On 22nd October 2012, in her statement to the House of Commons, the Home Secretary Teresa May set out the potential role of the National Crime Agency in relation to investigating the Hillsborough cover-up in these words:
Moving on to deal with further investigations, the Director of Public Prosecutions has initiated a review of the panel’s findings. His review will inform a decision as to whether there are grounds to pursue prosecution of any of the parties identified in the report. If the DPP decides that further investigation is necessary, I will ensure that this can be carried out swiftly and thoroughly. In the case of police officers, it is likely that the IPCC will pick up the investigative role. If the DPP finds that a broader investigation is necessary, we will appoint a senior experienced investigator—entirely independent and unconnected to these events—to operate an investigation team within the new National Crime Agency.
The Home Secretary did not make it clear that the existence of the National Crime Agency is subject to Parliamentary process. In other words, the National Crime Agency does not currently exist.

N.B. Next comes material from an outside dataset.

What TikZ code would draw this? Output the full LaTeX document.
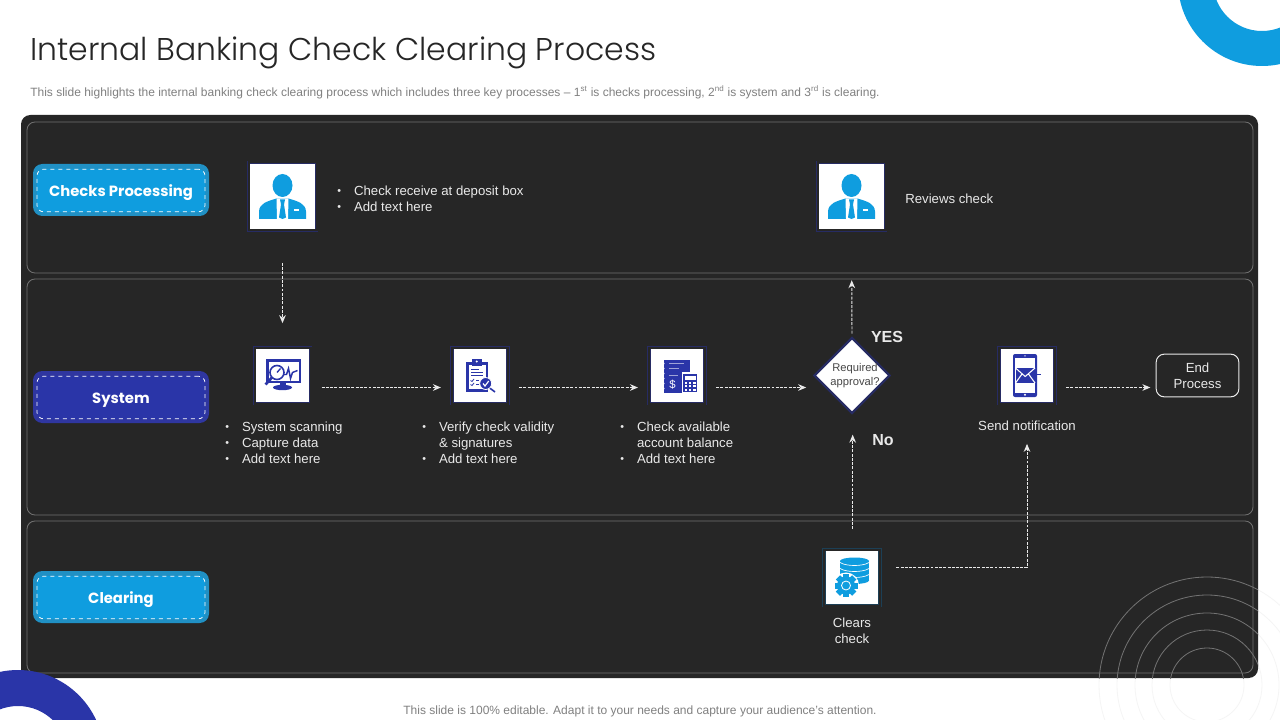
\documentclass[tikz,border=0pt]{standalone}
\usepackage{fontspec}
\setmainfont{Liberation Sans}
\newfontfamily\headfont{Poppins Light}
\newfontfamily\lanefont{Poppins}
\usepackage{tikz}
\usetikzlibrary{arrows.meta, shapes.geometric, positioning}

\definecolor{panelgray}{HTML}{262626}
\definecolor{lanegray}{HTML}{707070}
\definecolor{skyblue}{HTML}{0F9DDF}
\definecolor{skyedge}{HTML}{2090C4}
\definecolor{royalblue}{HTML}{2A35A8}
\definecolor{royaledge}{HTML}{2F36A0}
\definecolor{iconedge}{HTML}{262B63}
\definecolor{tealedge}{HTML}{1C3F55}
\definecolor{captiongray}{HTML}{E9E9E9}
\definecolor{notegray}{HTML}{808080}

\newcommand{\itm}{\makebox[12.6pt][l]{\fontsize{8}{8}\selectfont\raisebox{0.8pt}{•}}}
\newcommand{\itmgap}{\hspace*{12.6pt}}

\tikzset{
	lane/.style={draw=lanegray, line width=0.65pt, rounded corners=6pt},
	lanebox/.style={rounded corners=7pt, minimum width=132pt, minimum height=39pt, inner sep=0pt},
	lanetext/.style={draw=white, dashed, line width=0.55pt, rounded corners=5pt, minimum width=126pt,
		minimum height=32pt, inner sep=0pt, text=white, text height=8.6pt, text depth=0pt,
		font=\lanefont\bfseries\fontsize{11.1}{14}\selectfont},
	iconbox/.style={fill=white, draw=iconedge, line width=0.6pt, double=panelgray, double distance=1.5pt,
		minimum size=#1, inner sep=0pt},
	iconbox/.default=42pt,
	caption/.style={text=captiongray, inner sep=0pt, align=left, font=\fontsize{9.9}{12}\selectfont},
	flowarrow/.style={draw=captiongray, line width=0.7pt, densely dashed, dash pattern=on 2.2pt off 1pt,
		-{Stealth[length=6pt, width=5pt]}},
	% icons, drawn around the middle of their box
	personicon/.pic={
		\fill[skyblue] (0,-11) ellipse [x radius=10, y radius=11.5];
		\fill[skyblue] (-23.5,22.5) -- (-23.5,15) .. controls (-23,7) and (-16,5) .. (-6,2) -- (6,2)
			.. controls (16,5) and (23,7) .. (23.5,15) -- (23.5,22.5) -- cycle;
		\fill[white] (-6,2) -- (6,2) -- (5.5,22.5) -- (-5.5,22.5) -- cycle;
		\fill[skyblue] (-2.5,3) -- (2.5,3) -- (1.5,8) -- (3.5,21) -- (0,22.5) -- (-3.5,21) -- (-1.5,8) -- cycle;
		\fill[white] (11,13) rectangle (16,14.5);
	},
	scanicon/.pic={
		\draw[royalblue, line width=2pt, fill=white] (-15,-15) rectangle (17.5,6.5);
		\fill[royalblue] (-3,6.5) rectangle (3,10);
		\fill[royalblue] (0,12) ellipse [x radius=9.5, y radius=2.7];
		\draw[royalblue, line width=1.1pt] (0,-1) -- (4,-1) -- (6,-7) -- (8,3) -- (10,-3) -- (15,-5);
		\draw[royalblue, line width=1.2pt, fill=white] (-5.5,-3) circle [radius=7];
		\draw[royalblue, line width=1pt] (-5.5,-3) -- (-2,-7);
		\draw[royalblue, line width=2pt] (-10.5,2) -- (-17,9);
	},
	verifyicon/.pic={
		\fill[royalblue] (-14,-14) rectangle (8,16);
		\fill[white] (-11.5,-10.5) rectangle (5.5,13.5);
		\fill[royalblue] (-8,-16.5) rectangle (1.5,-10);
		\fill[white] (-3.2,-14) circle [radius=1.1];
		\foreach \liney/\lineend in {-6/-1, -3/3, 0/3} {
			\draw[royalblue, line width=0.8pt] (-9,\liney) -- (\lineend,\liney);
		}
		\foreach \liney in {5,9} {
			\draw[royalblue, line width=0.6pt] (-9.5,\liney) -- (-8,\liney+1) -- (-6,\liney-1.5);
			\draw[royalblue, line width=0.6pt] (-4,\liney) -- (-1,\liney);
		}
		\draw[royalblue, line width=1.2pt] (9,12) -- (15,16.5);
		\fill[royalblue, draw=white, line width=0.6pt] (5.7,8) circle [radius=6];
		\draw[white, line width=0.9pt] (3,8) -- (5,10.5) -- (8.7,5.5);
	},
	balanceicon/.pic={
		\fill[royalblue] (-13,-16) rectangle (13,17.5);
		\foreach \liney/\lineend in {-12/7, -7/2, 0/1} {
			\draw[white, opacity=0.55, line width=0.6pt] (-8,\liney) -- (\lineend,\liney);
		}
		\foreach \liney in {-12,-7,...,13} {
			\fill[white, opacity=0.6] (-13,\liney) circle [radius=0.9];
		}
		\node (dollar) [text=white, inner sep=0pt, font=\fontsize{8.5}{9}\selectfont] at (-4.5,9) {\$};
		\fill[royalblue, draw=white, line width=0.8pt] (5.5,-2.5) rectangle (21,17.5);
		\fill[white] (8,0) rectangle (18.5,4);
		\foreach \keyx in {9,13.2,17.4} {
			\foreach \keyy in {7,10.5,14} {
				\fill[white] (\keyx-1.1,\keyy-1) rectangle (\keyx+1.1,\keyy+1);
			}
		}
	},
	mobileicon/.pic={
		\fill[royalblue, rounded corners=1.5pt] (-14,-21.5) rectangle (10,21.5);
		\fill[white] (-12,-17.5) rectangle (8,17);
		\fill[white] (-2,-19.6) circle [radius=0.7];
		\fill[white] (-2,19.3) circle [radius=1.1];
		\fill[royalblue] (-11.5,-7.5) rectangle (8,7.5);
		\draw[white, line width=0.8pt] (-11.5,-7.5) -- (-1.8,1) -- (8,-7.5) (-11.5,7.5) -- (-5,-1.5) (8,7.5) -- (1.5,-1.5);
		\draw[royalblue, line width=1.2pt] (8,-1) -- (13.5,-1);
	},
	dataicon/.pic={
		\fill[skyblue] (-12,-16.5) rectangle (17,3);
		\fill[skyblue] (2.5,3) ellipse [x radius=14.5, y radius=3.5];
		\fill[skyblue] (2.5,-16.5) ellipse [x radius=14.5, y radius=3.5];
		\foreach \disky in {-15,-9,-3} {
			\draw[white, line width=0.5pt] (-12,\disky) .. controls (-6,\disky+4) and (11,\disky+4) .. (17,\disky);
		}
		\fill[white] (-6,8) circle [radius=13];
		\foreach \toothangle in {0,45,...,315} {
			\fill[skyblue, rotate around={\toothangle:(-6,8)}] (-9,-3.5) rectangle (-3,1);
		}
		\fill[skyblue] (-6,8) circle [radius=9];
		\draw[white, line width=0.6pt] (-6,8) circle [radius=4.5];
	},
}

\begin{document}
\begin{tikzpicture}[x=0.75pt, y=-0.75pt, node distance=12pt]
	\path[use as bounding box, fill=white] (0,0) rectangle (1280,720);
	\clip (0,0) rectangle (1280,720);

	% pale rings on the white page
	\foreach \ringr in {37,55,72,90,108} {
		\draw[black!4, line width=0.6pt] (1207,685) circle [radius=\ringr];
	}

	% panel and lanes
	\fill[panelgray, rounded corners=7pt] (21,115) rectangle (1258,678);
	\begin{scope}
		\clip (21,115) rectangle (1258,678);
		\foreach \ringr in {37,55,72,90,108} {
			\draw[black!55, line width=0.6pt] (1207,685) circle [radius=\ringr];
		}
	\end{scope}
	\draw[lane] (27,122) rectangle (1253,273);
	\draw[lane] (27,279) rectangle (1253,515);
	\draw[lane] (27,521) rectangle (1253,673);

	% corner rings
	\fill[skyblue, even odd rule] (1262,-18) circle [radius=84] (1262,-18) circle [radius=49];
	\fill[royalblue, even odd rule] (18,756) circle [radius=86] (18,756) circle [radius=50];

	% heading
	\node (title) [anchor=west, inner sep=0pt, text=panelgray, font=\headfont\fontsize{23.6}{28}\selectfont] at (30,53)
		{Internal Banking Check Clearing Process};
	\node (subtitle) [anchor=west, inner sep=0pt, text=notegray, font=\fontsize{9}{11}\selectfont] at (30,92.5)
		{This slide highlights the internal banking check clearing process which includes three key processes -- 1\textsuperscript{st} is checks processing, 2\textsuperscript{nd} is system and 3\textsuperscript{rd} is clearing.};
	\node (footer) [inner sep=0pt, text=notegray, font=\fontsize{9}{11}\selectfont] at (640,711)
		{This slide is 100\% editable. Adapt it to your needs and capture your audience's attention.};

	% lane names
	\node (checksback) [lanebox, fill=skyedge] at (121,190) {};
	\node (checks) [lanetext, fill=skyblue] at (121,190.5) {Checks Processing};
	\node (systemback) [lanebox, fill=royaledge] at (121,397) {};
	\node (system) [lanetext, fill=royalblue] at (121,397.5) {System};
	\node (clearingback) [lanebox, fill=skyedge] at (121,597) {};
	\node (clearing) [lanetext, fill=skyblue] at (121,597.5) {Clearing};

	% steps
	\node (deposit) [iconbox=51pt] at (282.5,196.5) {};
	\node (reviews) [iconbox=51pt] at (851.5,196.5) {};
	\node (scan) [iconbox] at (282.5,375.5) {};
	\node (verify) [iconbox] at (480,375.5) {};
	\node (balance) [iconbox] at (677,375.5) {};
	\node (mobile) [iconbox] at (1027,375.5) {};
	\node (clears) [iconbox, draw=tealedge] at (852,577.5) {};
	\node (approval) [diamond, fill=white, draw=iconedge, line width=1.8pt, inner sep=0pt, minimum size=57pt] at (852,375.5) {};
	\node (endprocess) [draw=captiongray, line width=0.75pt, rounded corners=6pt, minimum width=62pt, minimum height=32pt,
		inner sep=0pt, align=center, text=captiongray, font=\fontsize{9.9}{12}\selectfont] at (1197.5,375.5) {End\\Process};

	\pic at (deposit) {personicon};
	\pic at (reviews) {personicon};
	\pic at (scan) {scanicon};
	\pic at (verify) {verifyicon};
	\pic at (balance) {balanceicon};
	\pic at (mobile) {mobileicon};
	\pic at (clears) {dataicon};

	% captions
	\node (deposittext) [caption, anchor=west] at (337,199) {\itm Check receive at deposit box\\\itm Add text here};
	\node (reviewstext) [caption, anchor=west] at (905,199) {Reviews check};
	\node (scantext) [caption, anchor=west] at (225,443) {\itm System scanning\\\itm Capture data\\\itm Add text here};
	\node (verifytext) [caption, anchor=west] at (422,443) {\itm Verify check validity\\\itmgap\& signatures\\\itm Add text here};
	\node (balancetext) [caption, anchor=west] at (620,443) {\itm Check available\\\itmgap account balance\\\itm Add text here};
	\node (mobiletext) [caption, below=12.5pt of mobile] {Send notification};
	\node (clearstext) [caption, align=center, below=9pt of clears] {Clears\\check};
	\node (approvaltext) [inner sep=0pt, align=center, text=panelgray!85, font=\fontsize{8.4}{10.5}\selectfont] at (855,376) {Required\\approval?};
	\node (yes) [inner sep=0pt, text=captiongray, font=\bfseries\fontsize{12}{14}\selectfont] at (887,337) {YES};
	\node (no) [inner sep=0pt, text=captiongray, font=\bfseries\fontsize{12}{14}\selectfont] at (883,440) {No};

	% connectors
	\draw[flowarrow, shorten <=24pt, shorten >=18pt] (deposit.south) -- (scan.north);
	\draw[flowarrow, shorten <=8pt, shorten >=8pt] ([yshift=-9pt]scan.east) -- ([yshift=-9pt]verify.west);
	\draw[flowarrow, shorten <=8pt, shorten >=8pt] ([yshift=-9pt]verify.east) -- ([yshift=-9pt]balance.west);
	\draw[flowarrow, shorten <=8pt, shorten >=5pt] ([yshift=-9pt]balance.east) -- ([yshift=-9pt]approval.west);
	\draw[flowarrow, shorten <=8pt, shorten >=4pt] ([yshift=-9pt]mobile.east) -- ([yshift=-9pt]endprocess.west);
	\draw[flowarrow, shorten <=2pt, shorten >=37pt] (approval.north) -- (reviews.south);
	\draw[flowarrow, shorten <=15pt, shorten >=15pt] ([xshift=0.5pt]clears.north) -- ([xshift=0.5pt]approval.south);
	\draw[flowarrow, shorten <=12pt, shorten >=30pt] ([yshift=7.5pt]clears.east) -| (mobile.south);
\end{tikzpicture}
\end{document}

The Crime and Courts Bill which establishes the National Crime Agency is not likely to become Law until Spring 2013. And, it is hoped, the National Crime Agency will be operational by Autumn 2013.
Investigation of individuals and agencies other than the Police looks likely to be a disappointingly distant prospect, even if one assumes that the Director of Prosecutions is competent and diligent in identifying those who may have committed criminal offences.
Given the failures of the Crown Prosecution Service in earlier phases of the Hillsborough cover-up I have serious doubts about how close to the truth the Director of Public Prosecutions and the Crown Prosecution Service will seek to come.